Given request: Reproduce the listing word for word, leaving every picture behind.
_ _ _ _ _
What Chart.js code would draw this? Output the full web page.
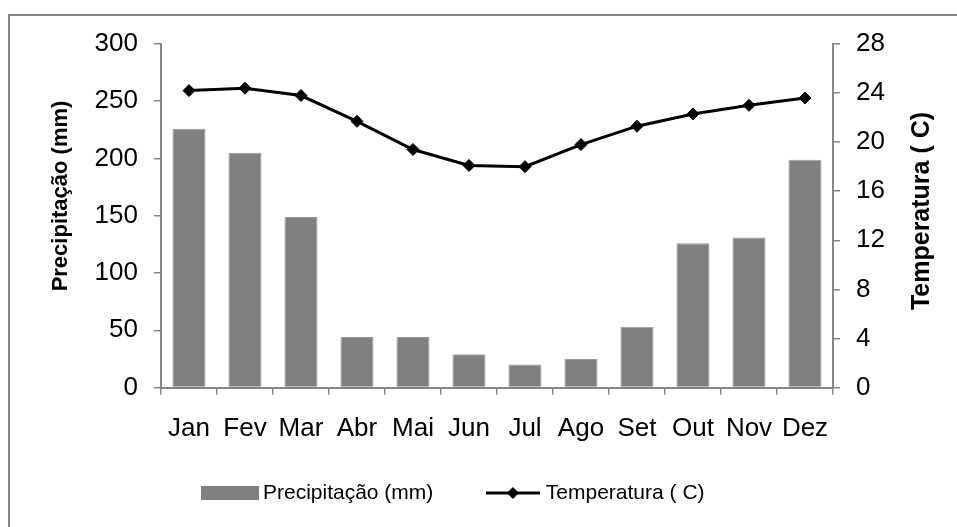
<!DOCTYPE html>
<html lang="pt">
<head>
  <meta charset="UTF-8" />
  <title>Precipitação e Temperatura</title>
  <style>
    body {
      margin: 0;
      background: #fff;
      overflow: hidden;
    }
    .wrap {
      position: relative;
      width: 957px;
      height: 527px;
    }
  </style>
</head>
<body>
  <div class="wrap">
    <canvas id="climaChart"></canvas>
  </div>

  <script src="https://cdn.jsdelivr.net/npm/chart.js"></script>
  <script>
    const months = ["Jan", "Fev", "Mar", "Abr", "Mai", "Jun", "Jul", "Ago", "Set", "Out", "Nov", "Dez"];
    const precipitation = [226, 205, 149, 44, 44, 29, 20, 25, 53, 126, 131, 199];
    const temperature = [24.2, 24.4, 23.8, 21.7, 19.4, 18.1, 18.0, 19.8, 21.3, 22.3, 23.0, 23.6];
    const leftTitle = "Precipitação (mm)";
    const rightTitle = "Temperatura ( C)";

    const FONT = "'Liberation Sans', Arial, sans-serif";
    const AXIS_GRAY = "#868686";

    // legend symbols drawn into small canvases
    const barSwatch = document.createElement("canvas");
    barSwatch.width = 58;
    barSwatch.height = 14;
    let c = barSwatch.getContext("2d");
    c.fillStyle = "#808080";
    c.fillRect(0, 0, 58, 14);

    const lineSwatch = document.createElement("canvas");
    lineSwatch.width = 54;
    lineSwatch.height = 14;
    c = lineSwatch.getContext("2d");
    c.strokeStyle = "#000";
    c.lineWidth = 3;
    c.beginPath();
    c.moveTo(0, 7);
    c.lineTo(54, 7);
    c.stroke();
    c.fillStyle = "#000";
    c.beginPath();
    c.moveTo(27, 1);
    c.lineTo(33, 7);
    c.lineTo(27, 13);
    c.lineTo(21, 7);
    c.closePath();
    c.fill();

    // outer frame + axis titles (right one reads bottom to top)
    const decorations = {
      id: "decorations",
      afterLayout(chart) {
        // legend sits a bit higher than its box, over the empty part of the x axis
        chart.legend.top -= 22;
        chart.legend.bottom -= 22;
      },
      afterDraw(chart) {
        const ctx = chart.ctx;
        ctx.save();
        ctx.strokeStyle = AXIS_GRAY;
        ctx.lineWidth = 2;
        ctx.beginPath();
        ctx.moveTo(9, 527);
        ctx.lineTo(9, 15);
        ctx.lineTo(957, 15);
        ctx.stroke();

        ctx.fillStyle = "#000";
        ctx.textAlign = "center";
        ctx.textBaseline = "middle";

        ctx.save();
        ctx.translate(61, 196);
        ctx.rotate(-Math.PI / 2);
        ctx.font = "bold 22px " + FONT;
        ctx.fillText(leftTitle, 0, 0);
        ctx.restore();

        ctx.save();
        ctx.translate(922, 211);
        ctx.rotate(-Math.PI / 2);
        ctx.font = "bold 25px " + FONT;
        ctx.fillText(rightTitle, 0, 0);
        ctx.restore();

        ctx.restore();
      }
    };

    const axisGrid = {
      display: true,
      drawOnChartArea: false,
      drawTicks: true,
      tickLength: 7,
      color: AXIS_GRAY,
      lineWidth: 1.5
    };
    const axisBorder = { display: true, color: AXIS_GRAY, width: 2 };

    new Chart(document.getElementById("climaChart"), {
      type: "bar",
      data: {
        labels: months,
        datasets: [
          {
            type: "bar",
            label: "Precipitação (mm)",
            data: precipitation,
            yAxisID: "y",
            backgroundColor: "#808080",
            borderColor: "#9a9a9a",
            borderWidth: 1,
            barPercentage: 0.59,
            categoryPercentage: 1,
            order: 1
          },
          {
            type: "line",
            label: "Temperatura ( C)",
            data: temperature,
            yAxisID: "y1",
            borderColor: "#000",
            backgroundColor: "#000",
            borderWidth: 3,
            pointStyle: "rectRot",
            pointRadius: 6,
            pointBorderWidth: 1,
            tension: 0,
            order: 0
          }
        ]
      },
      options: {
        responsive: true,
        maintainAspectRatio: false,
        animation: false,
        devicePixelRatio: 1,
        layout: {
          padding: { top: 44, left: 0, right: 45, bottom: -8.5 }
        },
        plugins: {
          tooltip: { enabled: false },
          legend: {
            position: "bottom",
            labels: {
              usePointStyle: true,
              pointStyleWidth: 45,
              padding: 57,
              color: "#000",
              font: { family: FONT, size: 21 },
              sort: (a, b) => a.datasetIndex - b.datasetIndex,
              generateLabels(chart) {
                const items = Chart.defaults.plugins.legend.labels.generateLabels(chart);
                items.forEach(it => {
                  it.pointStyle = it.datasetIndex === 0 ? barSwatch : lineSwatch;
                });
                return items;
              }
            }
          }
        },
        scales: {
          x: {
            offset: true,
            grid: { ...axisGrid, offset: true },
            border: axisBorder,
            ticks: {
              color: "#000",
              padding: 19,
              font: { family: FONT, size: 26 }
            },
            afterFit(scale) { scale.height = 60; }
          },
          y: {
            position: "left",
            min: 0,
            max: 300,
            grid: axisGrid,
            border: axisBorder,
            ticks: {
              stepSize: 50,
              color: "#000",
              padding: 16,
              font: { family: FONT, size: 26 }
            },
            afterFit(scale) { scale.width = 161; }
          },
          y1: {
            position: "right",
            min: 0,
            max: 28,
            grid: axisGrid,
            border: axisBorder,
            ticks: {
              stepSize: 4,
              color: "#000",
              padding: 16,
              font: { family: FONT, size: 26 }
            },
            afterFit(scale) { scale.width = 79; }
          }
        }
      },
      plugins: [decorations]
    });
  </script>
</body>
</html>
_ _ _ _ _
Task output:
What Chart.js code would draw this? Output the full web page.
<!DOCTYPE html>
<html lang="pt">
<head>
  <meta charset="UTF-8" />
  <title>Precipitação e Temperatura</title>
  <style>
    body {
      margin: 0;
      background: #fff;
      overflow: hidden;
    }
    .wrap {
      position: relative;
      width: 957px;
      height: 527px;
    }
  </style>
</head>
<body>
  <div class="wrap">
    <canvas id="climaChart"></canvas>
  </div>

  <script src="https://cdn.jsdelivr.net/npm/chart.js"></script>
  <script>
    const months = ["Jan", "Fev", "Mar", "Abr", "Mai", "Jun", "Jul", "Ago", "Set", "Out", "Nov", "Dez"];
    const precipitation = [226, 205, 149, 44, 44, 29, 20, 25, 53, 126, 131, 199];
    const temperature = [24.2, 24.4, 23.8, 21.7, 19.4, 18.1, 18.0, 19.8, 21.3, 22.3, 23.0, 23.6];
    const leftTitle = "Precipitação (mm)";
    const rightTitle = "Temperatura ( C)";

    const FONT = "'Liberation Sans', Arial, sans-serif";
    const AXIS_GRAY = "#868686";

    // legend symbols drawn into small canvases
    const barSwatch = document.createElement("canvas");
    barSwatch.width = 58;
    barSwatch.height = 14;
    let c = barSwatch.getContext("2d");
    c.fillStyle = "#808080";
    c.fillRect(0, 0, 58, 14);

    const lineSwatch = document.createElement("canvas");
    lineSwatch.width = 54;
    lineSwatch.height = 14;
    c = lineSwatch.getContext("2d");
    c.strokeStyle = "#000";
    c.lineWidth = 3;
    c.beginPath();
    c.moveTo(0, 7);
    c.lineTo(54, 7);
    c.stroke();
    c.fillStyle = "#000";
    c.beginPath();
    c.moveTo(27, 1);
    c.lineTo(33, 7);
    c.lineTo(27, 13);
    c.lineTo(21, 7);
    c.closePath();
    c.fill();

    // outer frame + axis titles (right one reads bottom to top)
    const decorations = {
      id: "decorations",
      afterLayout(chart) {
        // legend sits a bit higher than its box, over the empty part of the x axis
        chart.legend.top -= 22;
        chart.legend.bottom -= 22;
      },
      afterDraw(chart) {
        const ctx = chart.ctx;
        ctx.save();
        ctx.strokeStyle = AXIS_GRAY;
        ctx.lineWidth = 2;
        ctx.beginPath();
        ctx.moveTo(9, 527);
        ctx.lineTo(9, 15);
        ctx.lineTo(957, 15);
        ctx.stroke();

        ctx.fillStyle = "#000";
        ctx.textAlign = "center";
        ctx.textBaseline = "middle";

        ctx.save();
        ctx.translate(61, 196);
        ctx.rotate(-Math.PI / 2);
        ctx.font = "bold 22px " + FONT;
        ctx.fillText(leftTitle, 0, 0);
        ctx.restore();

        ctx.save();
        ctx.translate(922, 211);
        ctx.rotate(-Math.PI / 2);
        ctx.font = "bold 25px " + FONT;
        ctx.fillText(rightTitle, 0, 0);
        ctx.restore();

        ctx.restore();
      }
    };

    const axisGrid = {
      display: true,
      drawOnChartArea: false,
      drawTicks: true,
      tickLength: 7,
      color: AXIS_GRAY,
      lineWidth: 1.5
    };
    const axisBorder = { display: true, color: AXIS_GRAY, width: 2 };

    new Chart(document.getElementById("climaChart"), {
      type: "bar",
      data: {
        labels: months,
        datasets: [
          {
            type: "bar",
            label: "Precipitação (mm)",
            data: precipitation,
            yAxisID: "y",
            backgroundColor: "#808080",
            borderColor: "#9a9a9a",
            borderWidth: 1,
            barPercentage: 0.59,
            categoryPercentage: 1,
            order: 1
          },
          {
            type: "line",
            label: "Temperatura ( C)",
            data: temperature,
            yAxisID: "y1",
            borderColor: "#000",
            backgroundColor: "#000",
            borderWidth: 3,
            pointStyle: "rectRot",
            pointRadius: 6,
            pointBorderWidth: 1,
            tension: 0,
            order: 0
          }
        ]
      },
      options: {
        responsive: true,
        maintainAspectRatio: false,
        animation: false,
        devicePixelRatio: 1,
        layout: {
          padding: { top: 44, left: 0, right: 45, bottom: -8.5 }
        },
        plugins: {
          tooltip: { enabled: false },
          legend: {
            position: "bottom",
            labels: {
              usePointStyle: true,
              pointStyleWidth: 45,
              padding: 57,
              color: "#000",
              font: { family: FONT, size: 21 },
              sort: (a, b) => a.datasetIndex - b.datasetIndex,
              generateLabels(chart) {
                const items = Chart.defaults.plugins.legend.labels.generateLabels(chart);
                items.forEach(it => {
                  it.pointStyle = it.datasetIndex === 0 ? barSwatch : lineSwatch;
                });
                return items;
              }
            }
          }
        },
        scales: {
          x: {
            offset: true,
            grid: { ...axisGrid, offset: true },
            border: axisBorder,
            ticks: {
              color: "#000",
              padding: 19,
              font: { family: FONT, size: 26 }
            },
            afterFit(scale) { scale.height = 60; }
          },
          y: {
            position: "left",
            min: 0,
            max: 300,
            grid: axisGrid,
            border: axisBorder,
            ticks: {
              stepSize: 50,
              color: "#000",
              padding: 16,
              font: { family: FONT, size: 26 }
            },
            afterFit(scale) { scale.width = 161; }
          },
          y1: {
            position: "right",
            min: 0,
            max: 28,
            grid: axisGrid,
            border: axisBorder,
            ticks: {
              stepSize: 4,
              color: "#000",
              padding: 16,
              font: { family: FONT, size: 26 }
            },
            afterFit(scale) { scale.width = 79; }
          }
        }
      },
      plugins: [decorations]
    });
  </script>
</body>
</html>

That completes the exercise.